SABE AQUELE CARRO ZERO COM CONDIÇÕES DE pagamento imperdíveis e prestações a perder de vista que você comprou? Ou então aquele apartamento incrível que você conseguiu financiar em 2008? Pois é. O aumento do crédito tornou possível o sonho de muitos brasileiros nos últimos dois anos. Mas também fez nascer o pesadelo de tantos outros. O endividamento da população já começa a preocupar. De acordo com o Banco Central, o cheque especial bateu recorde de utilização em julho. Os bancos emprestaram a seus clientes R$ 20,7 bilhões no mês nesse tipo de operação, número 12,3% maior do que no mesmo período de 2007. O aquecimento do consumo em todos os setores impulsionou a alta. Com isso, muitos brasileiros utilizaram a facilidade do produto para tentar equilibrar o orçamento já comprometido por parcelas de outros financiamentos. Se esse é o seu caso, fique atento. O cheque especial pode comprometer sua renda mais do que você imagina.

Os juros cobrados nessa modalidade de crédito estão entre os maiores do mercado. Segundo a pesquisa da Associação Nacional dos Executivos de Finanças, Administração e Contabilidade (Anefac) do mês de julho, os 145% ao ano abocanhados pelos bancos só não ultrapassam os juros do cartão de crédito (228%) e das financeiras (261%), que encabeçam a lista de cobradoras de juros abusivos. Ainda assim, as pessoas continuam utilizando o serviço em vez de recorrer ao crédito pessoal que, mesmo cobrando tarifas ainda expressivas, acaba pesando menos no bolso. A entidade informa que o valor anual para o empréstimo pessoal chega a 87%, em média. Já o Crédito Direto ao Consumidor (CDC) consegue tarifas de aproximadamente 44% ao ano. É a melhor opção quando se trata da compra de veículos ou outros bens em que o destino do empréstimo pode ser comprovado antes de ser contratado. Quando sua conta-corrente entrar no vermelho e você, por comodismo, utilizar o limite pré-aprovado pelo banco, faça o cálculo antes. Sentar na mesa do gerente bancário para pedir empréstimo pode não ser a alternativa mais cômoda, mas certamente a conta sairá menor. “Não significa que o empréstimo pessoal seja barato. Mas as pessoas geralmente não fazem essa conta quando entram no limite. Entram porque é mais fácil, já está ali”, diz o professor de finanças Humberto Rocha, do Ibmec-SP.

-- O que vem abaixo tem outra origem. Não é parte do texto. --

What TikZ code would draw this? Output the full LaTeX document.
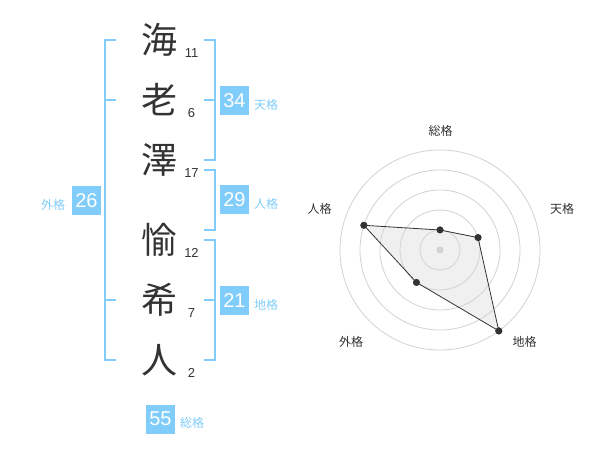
\documentclass[tikz,border=0pt]{standalone}
\usepackage{fontspec}
\setmainfont{Liberation Sans}
\newfontfamily\cjk{Noto Sans CJK JP}
\definecolor{blu}{RGB}{128,204,250}
\definecolor{dk}{RGB}{51,51,51}
\definecolor{gridc}{RGB}{210,210,210}
\begin{document}
\begin{tikzpicture}[x=1pt,y=-1pt,
  kanji/.style={font=\cjk\fontsize{36}{36}\selectfont, text=dk, inner sep=0pt},
  strk/.style={font=\fontsize{13}{13}\selectfont, text=dk, inner sep=0pt},
  numbox/.style={fill=blu, text=white, minimum size=29pt, inner sep=0pt, font=\fontsize{20}{20}\selectfont},
  blabel/.style={font=\cjk\fontsize{12}{12}\selectfont, text=blu, inner sep=0pt},
  bracket/.style={draw=blu, line width=2pt},
  rlabel/.style={font=\cjk\fontsize{12}{12}\selectfont, text=dk, inner sep=0pt},
  ring/.style={draw=gridc, line width=0.8pt},
  dot/.style={circle, fill=dk, inner sep=0pt, minimum size=7pt},
]
\useasboundingbox (0,0) rectangle (600,470);

% name characters
\node[kanji] (k1) at (159,40) {海};
\node[kanji] (k2) at (159,100) {老};
\node[kanji] (k3) at (159,160) {澤};
\node[kanji] (k4) at (159,240) {愉};
\node[kanji] (k5) at (159,300) {希};
\node[kanji] (k6) at (159,360) {人};

% stroke counts
\node[strk] (s1) at (191.5,53) {11};
\node[strk] (s2) at (191.5,113) {6};
\node[strk] (s3) at (191.5,173) {17};
\node[strk] (s4) at (191.5,253) {12};
\node[strk] (s5) at (191.5,313) {7};
\node[strk] (s6) at (191.5,373) {2};

% brackets
\draw[bracket] (116,40) -- (105,40) -- (105,360) -- (116,360);
\draw[bracket] (105,100) -- (116,100);
\draw[bracket] (105,300) -- (116,300);
\draw[bracket] (204,40) -- (215,40) -- (215,160) -- (204,160);
\draw[bracket] (204,100) -- (215,100);
\draw[bracket] (204,170) -- (215,170) -- (215,230) -- (204,230);
\draw[bracket] (204,240) -- (215,240) -- (215,360) -- (204,360);
\draw[bracket] (204,300) -- (215,300);

% boxes
\node[numbox] (ten) at (234.5,100.5) {34};
\node[blabel] (tenl) at (266,104.5) {天格};
\node[numbox] (jin) at (234.5,200) {29};
\node[blabel] (jinl) at (266,204) {人格};
\node[numbox] (chi) at (234.5,300.5) {21};
\node[blabel] (chil) at (266,304.5) {地格};
\node[numbox] (gai) at (86.5,200.5) {26};
\node[blabel] (gail) at (53,204.5) {外格};
\node[numbox] (sou) at (160.5,419) {55};
\node[blabel] (soul) at (192,422.5) {総格};

% radar chart
\coordinate (c) at (440,250);
\node[dot] (p1) at (440,230) {};
\node[dot] (p2) at (478,237.6) {};
\node[dot] (p3) at (498.8,330.9) {};
\node[dot] (p4) at (416.5,282.4) {};
\node[dot] (p5) at (363.9,225.3) {};
\fill[black!6] (p1.center) -- (p2.center) -- (p3.center) -- (p4.center) -- (p5.center) -- cycle;
\foreach \r in {20,40,60,80,100} \draw[ring] (c) circle[radius=\r];
\draw[dk, line width=0.8pt] (p1.center) -- (p2.center) -- (p3.center) -- (p4.center) -- (p5.center) -- cycle;
\node[dot] at (p1) {};
\node[dot] at (p2) {};
\node[dot] at (p3) {};
\node[dot] at (p4) {};
\node[dot] at (p5) {};
\node[circle, fill=gridc, inner sep=0pt, minimum size=7pt] (cd) at (c) {};

\node[rlabel] (l1) at (440.5,130.5) {総格};
\node[rlabel] (l2) at (562,208.5) {天格};
\node[rlabel] (l3) at (524.5,342) {地格};
\node[rlabel] (l4) at (351,342) {外格};
\node[rlabel] (l5) at (319.5,208.5) {人格};
\end{tikzpicture}
\end{document}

Como conseqüência do endividamento da população, a Serasa divulgou na última semana números nada agradáveis sobre a inadimplência no semestre. A alta foi de 6,6% entre janeiro e agosto de 2008, em relação ao mesmo semestre do ano anterior.

Para a entidade, 43% da contas nãopagas provêm de dívidas bancárias, incluindo, principalmente, o cheque especial. O resultado disso? Aumento do risco na concessão de crédito, o que, conseqüentemente, aumenta os juros. “Em um ambiente onde já há uma política monetária de elevação dos juros básicos, a inadimplência subindo duplica esse efeito”, explica Carlos Henrique de Almeida, assessor econômico da Serasa. No primeiro semestre de 2007, o órgão apontava uma queda da inadimplência de 1,1%. O número negativo, porém, durou pouco. “Isso está corroendo o poder aquisitivo da população. Todo cuidado é pouco”, alerta.

Ainda de acordo com a Serasa, o não pagamento de cartões de crédito é responsável por 32,5% da inadimplência no período de janeiro a agosto. E, segundo o Banco Central, somente em julho as compras parceladas no cartão, somadas ao crédito rotativo, atingiram R$ 10,7 bilhões, um valor 33% maior do que o mesmo período de 2007. O espírito consumista e endividado que parece não se descolar da rotina dos brasileiros tem até explicação científica. Uma pesquisa desenvolvida por pesquisadores da Universidade de Nova York e de Maryland, nos Estados Unidos, mostrou que as pessoas tendem a gastar mais quando pagam com cartão de crédito do que quando pagam com dinheiro vivo. Os resultados foram publicados na edição de setembro do Journal of Experimental Psychology: Applied, publicação da Associação Americana de Psicologia. Quando o assunto é dívida, Freud também explica.